By contrast, Newcastle's movement was tentative while Arsenal's was penetrative. The best Newcastle could manage in the first half was a shot by Ketsbaia that daisy-cut its way a yard wide of David Seaman's left post then another shot straight at the goalkeeper.
That half-chance had been created by Shearer, clearly so frustrated by lack of support and service that he took matters into his own hands, drifting wide to win the ball and get in a cross. He also took the law into his own hands. Adams having leapt over him without punishment moments earlier, Shearer was late into the tackle as the Arsenal captain cleared and was duly cautioned as an appropriately unsatisfactory end to the half for Newcastle.
The interval hardly doused their ire and Barton and Dabizas were soon booked for fouls on Petit and Parlour. Howey followed later for also bringing down Parlour. But with Newcastle increasing the tempo at last, Nigel Winterburn likewise received a yellow card for upending Shearer.

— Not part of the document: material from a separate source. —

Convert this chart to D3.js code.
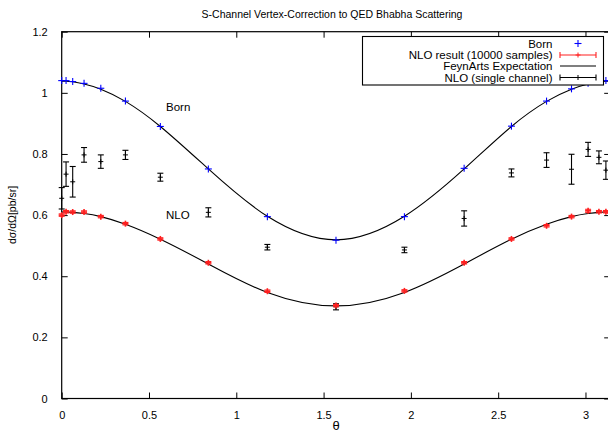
<!DOCTYPE html>
<html>
<head>
<meta charset="utf-8">
<script src="https://cdn.jsdelivr.net/npm/d3@7"></script>
<style>
	body { margin: 0; background: #fff; }
	svg { display: block; font-family: "Liberation Sans", Arial, Helvetica, sans-serif; }
</style>
</head>
<body>
<svg id="container" width="608" height="435"></svg>
<script>
// scattering angles of the sample points
const theta = [0.0, 0.025, 0.063, 0.128, 0.224, 0.365, 0.565, 0.84, 1.178, 1.571,
	1.963, 2.305, 2.576, 2.777, 2.92, 3.015, 3.077, 3.117, 3.141];

// Born points
const born = [1.040, 1.040, 1.037, 1.031, 1.015, 0.973, 0.890, 0.751, 0.595, 0.518,
	0.595, 0.753, 0.891, 0.973, 1.013, 1.031, 1.039, 1.040, 1.040];

// NLO result (10000 samples)
const nlo = [0.600, 0.611, 0.610, 0.610, 0.595, 0.572, 0.522, 0.444, 0.351, 0.304,
	0.352, 0.444, 0.522, 0.565, 0.595, 0.614, 0.611, 0.611, 0.610];
const nloErr = [0.004, 0.004, 0.004, 0.004, 0.004, 0.004, 0.004, 0.004, 0.004, 0.004,
	0.004, 0.004, 0.004, 0.004, 0.004, 0.005, 0.004, 0.004, 0.004];

// NLO (single channel)
const single = [0.655, 0.734, 0.709, 0.797, 0.775, 0.797, 0.724, 0.609, 0.495, 0.300,
	0.486, 0.589, 0.738, 0.780, 0.750, 0.815, 0.789, 0.747, null];
const singleErr = [0.035, 0.04, 0.05, 0.024, 0.022, 0.015, 0.013, 0.015, 0.009, 0.01,
	0.009, 0.025, 0.013, 0.024, 0.049, 0.023, 0.021, 0.03, null];

// FeynArts expectation curves
const bornCurve = [1.038, 1.038, 1.036, 1.029, 1.012, 0.972, 0.890, 0.751, 0.596, 0.519,
	0.596, 0.751, 0.890, 0.972, 1.012, 1.029, 1.036, 1.038, 1.038];
const nloCurve = [0.610, 0.610, 0.609, 0.605, 0.595, 0.570, 0.521, 0.440, 0.347, 0.303,
	0.347, 0.440, 0.521, 0.570, 0.595, 0.605, 0.609, 0.610, 0.610];

const xTicks = [0, 0.5, 1, 1.5, 2, 2.5, 3];
const yTicks = [0, 0.2, 0.4, 0.6, 0.8, 1, 1.2];

const svg = d3.select("#container");

// plot area (right border falls just outside the window)
const pLeft = 61.7, pRight = 610.2, pTop = 31.7, pBottom = 398.5;

const x = d3.scaleLinear().domain([0, Math.PI]).range([pLeft, pRight]);
const y = d3.scaleLinear().domain([0, 1.2]).range([pBottom, pTop]);

// title
svg.append("text")
	.attr("x", 332).attr("y", 18)
	.attr("text-anchor", "middle")
	.attr("font-size", 10.5)
	.text("S-Channel Vertex-Correction to QED Bhabha Scattering");

// axes with inward ticks, mirrored on the opposite side
const tickLen = 6;
const gx = svg.append("g").attr("transform", "translate(0," + pBottom + ")")
	.call(d3.axisBottom(x).tickValues(xTicks).tickSize(-tickLen).tickPadding(tickLen + 7).tickFormat(d3.format("")));
const gxTop = svg.append("g").attr("transform", "translate(0," + pTop + ")")
	.call(d3.axisTop(x).tickValues(xTicks).tickSize(-tickLen).tickFormat(""));
const gy = svg.append("g").attr("transform", "translate(" + pLeft + ",0)")
	.call(d3.axisLeft(y).tickValues(yTicks).tickSize(-tickLen).tickPadding(tickLen + 8).tickFormat(d3.format("")));
const gyRight = svg.append("g").attr("transform", "translate(" + pRight + ",0)")
	.call(d3.axisRight(y).tickValues(yTicks).tickSize(-tickLen).tickFormat(""));

[gx, gxTop, gy, gyRight].forEach(g => {
	g.select(".domain").remove();
	g.selectAll(".tick line").attr("stroke", "#000");
	g.selectAll(".tick text").attr("font-size", 11).attr("fill", "#000")
		.attr("font-family", "Liberation Sans, Arial, sans-serif");
});

// border
svg.append("rect")
	.attr("x", pLeft).attr("y", pTop)
	.attr("width", pRight - pLeft).attr("height", pBottom - pTop)
	.attr("fill", "none").attr("stroke", "#000").attr("stroke-width", 1.2);

// axis labels
svg.append("text")
	.attr("x", 336).attr("y", 430)
	.attr("text-anchor", "middle")
	.attr("font-size", 13)
	.text("θ");

svg.append("text")
	.attr("transform", "translate(16,215) rotate(-90)")
	.attr("text-anchor", "middle")
	.attr("font-size", 10.5)
	.text("dσ/dΩ[pb/sr]");

// curve labels
svg.append("text").attr("x", 166).attr("y", 111).attr("font-size", 11.5).text("Born");
svg.append("text").attr("x", 166).attr("y", 219).attr("font-size", 11.5).text("NLO");

// expectation curves
const line = d3.line()
	.x((d, i) => x(theta[i]))
	.y(d => y(d))
	.curve(d3.curveNatural);

[bornCurve, nloCurve].forEach(c => {
	svg.append("path")
		.attr("d", line(c))
		.attr("fill", "none")
		.attr("stroke", "#000")
		.attr("stroke-width", 1.1);
});

function plus(g, cx, cy, s, color, w) {
	g.append("line").attr("x1", cx - s).attr("x2", cx + s).attr("y1", cy).attr("y2", cy)
		.attr("stroke", color).attr("stroke-width", w);
	g.append("line").attr("x1", cx).attr("x2", cx).attr("y1", cy - s).attr("y2", cy + s)
		.attr("stroke", color).attr("stroke-width", w);
}

function errbar(g, cx, yv, e, color, cap) {
	const y1 = y(yv + e), y2 = y(yv - e);
	g.append("line").attr("x1", cx).attr("x2", cx).attr("y1", y1).attr("y2", y2)
		.attr("stroke", color).attr("stroke-width", 1.1);
	[y1, y2].forEach(yy => {
		g.append("line").attr("x1", cx - cap).attr("x2", cx + cap).attr("y1", yy).attr("y2", yy)
			.attr("stroke", color).attr("stroke-width", 1.1);
	});
}

// single channel NLO points
const gs = svg.append("g");
theta.forEach((t, i) => {
	if (single[i] === null) return;
	errbar(gs, x(t), single[i], singleErr[i], "#000", 3);
	plus(gs, x(t), y(single[i]), 2.5, "#000", 1);
});

// NLO result points
const gn = svg.append("g");
theta.forEach((t, i) => {
	errbar(gn, x(t), nlo[i], nloErr[i], "#ff2020", 3);
	plus(gn, x(t), y(nlo[i]), 3, "#ff2020", 1.6);
});

// Born points
const gb = svg.append("g");
theta.forEach((t, i) => {
	plus(gb, x(t), y(born[i]), 3.5, "#0000ff", 1.1);
});

// legend
const lg = svg.append("g");
lg.append("rect")
	.attr("x", 362.5).attr("y", 36.5).attr("width", 241).attr("height", 48.5)
	.attr("fill", "#fff").attr("stroke", "#000").attr("stroke-width", 1.1);

const legendItems = ["Born", "NLO result (10000 samples)", "FeynArts Expectation", "NLO (single channel)"];
const rowY = [43.5, 55, 66, 77.5];
const sx1 = 560, sx2 = 596, sxm = 578;

legendItems.forEach((label, i) => {
	lg.append("text")
		.attr("x", 552.5).attr("y", rowY[i] + 4)
		.attr("text-anchor", "end")
		.attr("font-size", 11.5)
		.text(label);
});

plus(lg, sxm, rowY[0], 3.5, "#0000ff", 1.1);

[["#ff2020", rowY[1]], ["#000", rowY[3]]].forEach(([c, ry]) => {
	lg.append("line").attr("x1", sx1).attr("x2", sx2).attr("y1", ry).attr("y2", ry)
		.attr("stroke", c).attr("stroke-width", 1.1);
	[sx1, sx2].forEach(xx => {
		lg.append("line").attr("x1", xx).attr("x2", xx).attr("y1", ry - 3).attr("y2", ry + 3)
			.attr("stroke", c).attr("stroke-width", 1.1);
	});
	plus(lg, sxm, ry, 2.5, c, 1);
});

lg.append("line").attr("x1", sx1).attr("x2", sx2).attr("y1", rowY[2]).attr("y2", rowY[2])
	.attr("stroke", "#000").attr("stroke-width", 1.1);
</script>
</body>
</html>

With Arsenal tiring after their draining league experiences, Newcastle now asserted themselves. Adams was adjudged to have brought down Dabizas on the left and from Robert Lee's free-kick to the far post, Dabizas rose above Petit to send a header on to the top of the bar.
Encouraged, Newcastle now scented half a chance. When Martin Keown trod on the ball, Shearer - whose only other chances came from free-kicks that he struck wide - nipped in and strode on to send in a left-footed cross shot but again the goal frame intervened, this time the inside of the far post.
One sensed that Newcastle needed to score in this period, that if they did not, they would be punished. Duly it happened. Parlour sent forward another ball from the halfway line, which Anelka, level with a square Newcastle back-line, took on his chest before running on past Howey and driving low past Given.
If it had not been game over with the first goal, now it certainly was. There was still time for Parlour to hit the outside of a post, and for Gary Speed to sum up Newcastle's afternoon by blazing wide a good chance. Instead, and warmly applauded by Newcastle's fans it should be added, it was all Gunners blazing.